The claim made for today’s Nice Price or Crack Pipe ZO6 is that it puts out over five hundred ponies at the wheels. That’s by way of a Lingenfelter supercharger and a lot of other work, but is it enough to lift twenty-five grand from your wallet?
‘Begrudgingly given’ is how I would describe the 66-percent Nice Price win offered to yesterday’s 1992 Infiniti M30 convertible. Other terms that might apply to the car might include ‘dull,’ ‘unwanted,’ or ‘and you are whom, now?’ It’s effectively the Ann Veal of Japanese near-luxury convertibles. Still, at just $4,990, most of you would allow it.
If you’re looking for something with a little more bite—say a car that could never be considered dull by any standard—then a good choice might be this 2003 Chevy Corvette Z06 with its Lingenfelter blower nestled in its V8’s cleavage.
I’ve always been a little iffy about the C5 Corvette, feeling as I do that its styling is a little to Pontiac for my tastes. That doesn’t overide the fact that that this generation is by almost every measure a better car than almost all its predecessors. This was after all the first edition to offer a hydroformed frame. That provided a substantially stiffer chassis without the penalty of significant weight gain. This was also the first generation of Corvette to use a rear-mounted transaxle for weight balance. Finally, it was the first to offer a third ‘coupe’ body style.
That Fixed-Roof Coupe, or ‘FRC’ was the only one offered on the performance aimed Z06 model as it was both the lightest and stiffest of all C5 models. Add to that a recalibrated suspension, high-output LS6 V8, and unique brake ducts, and the Z06 looked like a rightful heir to the Corvette performance crown.
Of course for some people, being a king isn’t enough. That’s where tuners like Lingenfelter come in. This ‘Vette has that company’s blower and a good bit more than its factory 400 horses under the hood as a result.
The Magnuson MP112 supercharger on this LS6 is interesting as it uses a drive shaft to transfer power from the front of the twin scroll blower to its ass-end where the screws turn. This allows for the intake to be front and center and provide for a low-ish hood line. I say ‘ish’ as the blower still rides higher than the factory intake, requiring another Lingenfelter part, a blistered cowl hood.
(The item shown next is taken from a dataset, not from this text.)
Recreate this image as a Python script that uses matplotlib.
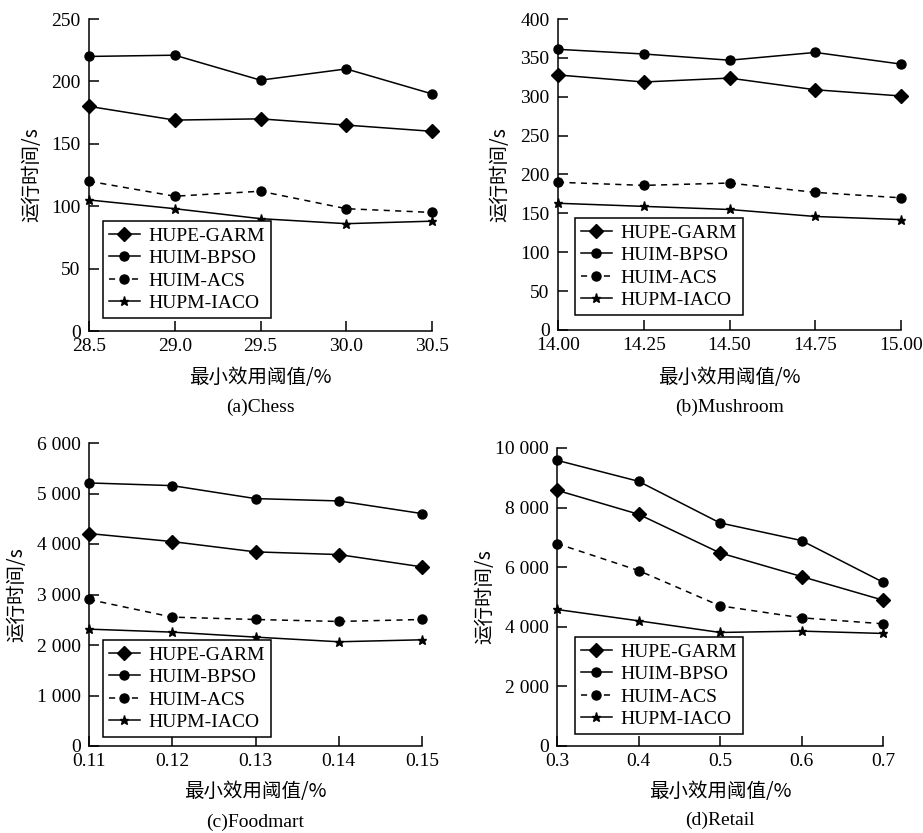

The blower is as nice to look at as it likely is to use as it’s been polished and sits cradled between red Lingenfelter branded valve cover covers. The seller claims over five-hundred horses at the rear wheels, and those are corralled by an upgraded LS7 clutch and T56 six-speed manual gearbox. All of the mechanical work is claimed to have been completed by a pro-shop.
The rest of the car looks to be in decent shape. The Millennium Yellow paint appears without flaw, and is matched on the aftermarket hood. Factory wheels carry a chrome finish (yuck) and mask upgraded brake rotors.
Inside, the 63,000-mile car shows its age. Not in wear and tear mind you, just in style. This was an era when GM simply gave up on doing quality interiors and the halo ‘Vette was no exception. It’s very plasticky in here, and all the switch gear from GMs of this era feels like it was taken directly from a Little Tykes Cozy Coupe. If you can get over that, it’s probably not a bad place to play. Plus, A-pillar gauges! Who doesn’t love those?
The title on the car is clean. The seller offers as reason for unloading it as that he now wants a Powerstroke 7.3 for his daily driver and hence must set his playtime toy free.
It’s not free, but at $25,000 it might at least be construed as a bargain. That’s where you all come in. What we need from you is a vote on this car and that price. You know, since that’s what we do here.
What do you think, is this Lingenfelter helter-skelter Corvette worth that $25,000 asking? Or, did the seller of this blown Z06 also blow it with the price?